Em despacho, Barroso lembrou que, hoje, tramitam no STF cerca de 500 processos contra parlamentares, de acordo com as estatísticas da Corte. Para o ministro, a regra resulta em impunidade porque, quando uma autoridade deixa o cargo, o processo muda de instância, dificultando a conclusão das investigações. Para o ministro, a regra do foro se tornou uma “perversão da Justiça”.

“O foro por prerrogativa é causa frequente de impunidade, porque dele resulta maior demora na tramitação dos processos e permite a manipulação da jurisdição do tribunal”, escreveu o ministro.

A crítica foi feita no despacho no qual o ministro decidiu levar ao plenário do STF uma ação penal contra o atual prefeito de Cabo Frio, Marcos da Rocha Mendes (PMDB), por crime eleitoral. Ainda não está marcada data para o julgamento. Isso depende de decisão da presidente do tribunal, ministra Cármen Lúcia.

No texto, Barroso afirma que o caso do prefeito é exemplo da “disfuncionalidade prática do regime de foro privilegiado”. O político é suspeito de ter dado dinheiro e distribuído carne a eleitores na campanha de 2008. A prática configuraria compra de votos.

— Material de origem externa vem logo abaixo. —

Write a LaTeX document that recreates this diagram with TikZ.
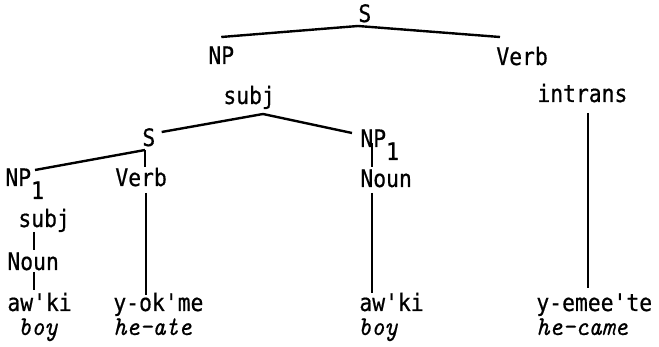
\documentclass[tikz,border=0pt]{standalone}
\usepackage{fontspec}
\newfontfamily\treefont[FakeStretch=0.89,FakeBold=0.6]{DejaVu Sans Mono}
\newfontfamily\glossfont[FakeStretch=0.92,FakeBold=0.4]{lmmono10-italic.otf}
\newcommand{\subdrop}[1]{\raisebox{-6.5pt}{#1}}

\begin{document}
\begin{tikzpicture}[x=0.5pt,y=-0.5pt,
    word/.style={anchor=base west,inner sep=0pt,font=\treefont\fontsize{12}{14}\selectfont},
    gloss/.style={anchor=base west,inner sep=0pt,font=\glossfont\fontsize{13.5}{15}\selectfont},
    branch/.style={line width=1.2pt}]
                        \useasboundingbox (0,0) rectangle (659,347);
                        % top level
                        \node[word] (S0) at (358,22) {S};
                        \node[word] (NP0) at (208,64) {NP};
                        \node[word] (V0) at (496,65) {Verb};
                        \node[word] (subj0) at (223,104) {subj};
                        \node[word] (intr) at (537,102) {intrans};
                        % embedded sentence
                        \node[word] (S1) at (142,146) {S};
                        \node[word] (NP1r) at (360,147) {NP\subdrop{1}};
                        \node[word] (NP1l) at (5,186) {NP\subdrop{1}};
                        \node[word] (V1) at (115,186) {Verb};
                        \node[word] (Nounr) at (360,187) {Noun};
                        \node[word] (subjl) at (18,227) {subj};
                        \node[word] (Nounl) at (7,270) {Noun};
                        % words
                        \node[word] (awl) at (7,311) {aw'ki};
                        \node[word] (yok) at (113,311) {y-ok'me};
                        \node[word] (awr) at (359,311) {aw'ki};
                        \node[word] (yem) at (536,311) {y-emee'te};
                        \node[gloss] (boyl) at (18,335) {boy};
                        \node[gloss] (heate) at (113,335) {he-ate};
                        \node[gloss] (boyr) at (358,335) {boy};
                        \node[gloss] (hecame) at (536,335) {he-came};

                        \coordinate (S0foot) at ([yshift=-2pt]S0.base west);
                        \coordinate (subjfoot) at ([xshift=20pt,yshift=-5pt]subj0.base west);
                        \coordinate (S1foot) at ([xshift=1.5pt,yshift=-2pt]S1.base west);

                        \begin{scope}[branch]
                            \draw (S0foot) -- ([yshift=13.5pt]NP0.base);
                            \draw (S0foot) -- ([xshift=2pt,yshift=14pt]V0.base west);
                            \draw (subjfoot) -- ([xshift=3pt,yshift=7pt]S1.base east);
                            \draw (subjfoot) -- ([xshift=-4pt,yshift=7pt]NP1r.base west);
                            \draw (S1foot) -- ([xshift=15pt,yshift=8pt]NP1l.base west);
                            \draw (S1foot) -- (S1foot |- V1.north);
                            \draw ([xshift=15.5pt,yshift=-3.5pt]V1.base west) -- ([xshift=16.5pt,yshift=8pt]yok.base west);
                            \draw ([xshift=8pt,yshift=-2.5pt]subjl.base west) -- ([xshift=13.5pt,yshift=10pt]Nounl.base west);
                            \draw ([xshift=13.5pt,yshift=-1pt]Nounl.base west) -- ([xshift=13.5pt,yshift=10.5pt]awl.base west);
                            \draw ([xshift=6pt,yshift=2pt]NP1r.base west) -- ([xshift=6pt,yshift=10pt]Nounr.base west);
                            \draw ([xshift=6pt,yshift=-3pt]Nounr.base west) -- ([xshift=6.5pt,yshift=9pt]awr.base west);
                            \draw ([xshift=25.5pt,yshift=-5.5pt]intr.base west) -- ([xshift=26pt,yshift=11.5pt]yem.base west);
                        \end{scope}
                    \end{tikzpicture}
\end{document}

A Justiça Eleitoral do Rio de Janeiro abriu a ação penal. Quando terminou o mandato de Mendes, o caso foi transferido para a primeira instância da Justiça Eleitoral local.

Mendes era suplente de Eduardo Cunha (PMDB-RJ) e assumiu o mandato na Câmara dos Deputados no ano passado, depois que o titular da cadeira foi cassado. Com isso, o processo foi transferido para o Supremo Tribunal Federal.

“O sistema é feito para não funcionar. Mesmo quem defende a ideia de que o foro por prerrogativa de função não é um mal em si, na sua origem e inspiração, não tem como deixar de reconhecer que, entre nós, ele se tornou uma perversão da Justiça. No presente caso, por exemplo, as diversas declinações de competência estão prestes a gerar a prescrição pela pena provável, de modo a frustrar a realização da justiça, em caso de eventual condenação”, concluiu o ministro Luís Roberto Barroso.

Para Barroso, o foro privilegiado “dá privilégio a alguns, sem um fundamento razoável”. Ele explicou que, no caso do STF, os processos criminais consomem tempo exagerado de uma Corte que deveria se ocupar apenas com assuntos constitucionais. Segundo o ministro, o prazo médio para recebimento de uma denúncia pelo Supremo é de 565 dias.